┌─ Data shown
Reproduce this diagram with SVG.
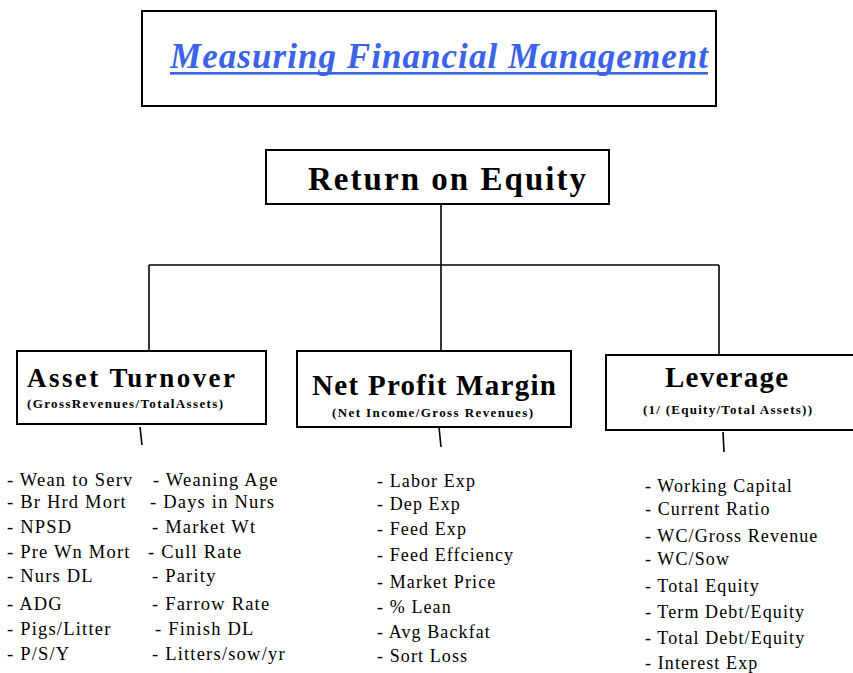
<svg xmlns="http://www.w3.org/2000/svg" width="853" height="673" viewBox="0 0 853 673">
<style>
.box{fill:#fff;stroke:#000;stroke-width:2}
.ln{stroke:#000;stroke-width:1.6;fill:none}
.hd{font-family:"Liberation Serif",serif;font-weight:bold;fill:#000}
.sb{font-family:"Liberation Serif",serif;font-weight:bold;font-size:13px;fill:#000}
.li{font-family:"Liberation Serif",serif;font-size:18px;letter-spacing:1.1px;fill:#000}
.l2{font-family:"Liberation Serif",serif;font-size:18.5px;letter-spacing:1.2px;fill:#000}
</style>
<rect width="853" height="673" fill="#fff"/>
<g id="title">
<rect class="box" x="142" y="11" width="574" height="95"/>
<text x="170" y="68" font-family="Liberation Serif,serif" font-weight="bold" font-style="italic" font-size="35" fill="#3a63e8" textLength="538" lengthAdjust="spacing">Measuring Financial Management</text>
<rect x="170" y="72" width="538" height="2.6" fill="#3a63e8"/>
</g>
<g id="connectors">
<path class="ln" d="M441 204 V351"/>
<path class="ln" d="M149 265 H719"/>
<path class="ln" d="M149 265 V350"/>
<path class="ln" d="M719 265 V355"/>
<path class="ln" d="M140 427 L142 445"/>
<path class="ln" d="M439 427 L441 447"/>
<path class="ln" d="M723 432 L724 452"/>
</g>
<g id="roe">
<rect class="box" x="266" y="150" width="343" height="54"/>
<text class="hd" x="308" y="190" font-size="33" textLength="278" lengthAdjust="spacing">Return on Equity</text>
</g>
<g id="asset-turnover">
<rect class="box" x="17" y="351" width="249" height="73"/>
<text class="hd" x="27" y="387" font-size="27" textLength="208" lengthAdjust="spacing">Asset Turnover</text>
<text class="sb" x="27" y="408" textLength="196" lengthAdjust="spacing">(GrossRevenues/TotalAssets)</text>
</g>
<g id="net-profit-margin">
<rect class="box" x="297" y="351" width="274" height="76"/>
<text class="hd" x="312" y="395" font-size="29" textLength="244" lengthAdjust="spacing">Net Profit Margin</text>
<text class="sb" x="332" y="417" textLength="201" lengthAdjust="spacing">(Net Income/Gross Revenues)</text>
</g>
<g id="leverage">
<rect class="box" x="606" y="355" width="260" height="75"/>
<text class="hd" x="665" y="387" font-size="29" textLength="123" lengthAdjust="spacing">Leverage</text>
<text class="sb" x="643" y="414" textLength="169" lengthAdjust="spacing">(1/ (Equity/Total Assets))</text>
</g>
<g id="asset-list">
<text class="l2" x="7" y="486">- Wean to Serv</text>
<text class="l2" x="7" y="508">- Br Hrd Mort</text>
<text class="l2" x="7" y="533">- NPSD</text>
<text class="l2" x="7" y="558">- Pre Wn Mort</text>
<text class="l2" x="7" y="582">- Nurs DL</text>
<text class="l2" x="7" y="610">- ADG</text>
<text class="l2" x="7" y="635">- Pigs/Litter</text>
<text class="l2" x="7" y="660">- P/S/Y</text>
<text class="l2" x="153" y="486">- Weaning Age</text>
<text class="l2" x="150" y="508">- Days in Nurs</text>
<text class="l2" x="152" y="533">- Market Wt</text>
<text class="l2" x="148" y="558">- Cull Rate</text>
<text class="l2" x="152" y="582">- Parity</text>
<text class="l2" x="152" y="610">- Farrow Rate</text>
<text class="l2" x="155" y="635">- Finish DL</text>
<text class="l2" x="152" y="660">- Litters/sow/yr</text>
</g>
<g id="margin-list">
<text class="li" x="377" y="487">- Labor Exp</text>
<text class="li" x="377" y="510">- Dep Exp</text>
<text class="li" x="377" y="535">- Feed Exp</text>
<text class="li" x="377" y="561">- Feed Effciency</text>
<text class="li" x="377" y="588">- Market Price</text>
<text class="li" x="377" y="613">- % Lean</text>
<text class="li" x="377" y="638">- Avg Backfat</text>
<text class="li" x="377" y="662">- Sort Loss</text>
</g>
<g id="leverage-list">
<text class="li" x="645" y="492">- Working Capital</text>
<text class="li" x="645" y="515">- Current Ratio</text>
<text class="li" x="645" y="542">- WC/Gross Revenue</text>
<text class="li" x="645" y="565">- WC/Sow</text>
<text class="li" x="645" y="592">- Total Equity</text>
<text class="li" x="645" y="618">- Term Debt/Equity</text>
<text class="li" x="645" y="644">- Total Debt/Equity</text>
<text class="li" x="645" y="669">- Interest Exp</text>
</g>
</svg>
└─
┌─ Data shown
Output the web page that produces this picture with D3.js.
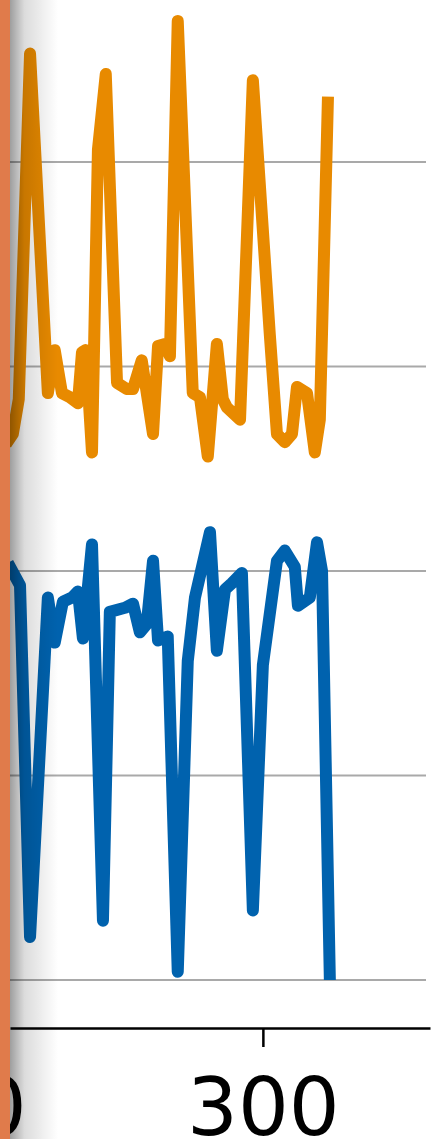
└─
=== Instruction ===
Isolate the lines that hold the word "with" and copy all of them.

=== Written solution ===
Reproduce this diagram with SVG.
Output the web page that produces this picture with D3.js.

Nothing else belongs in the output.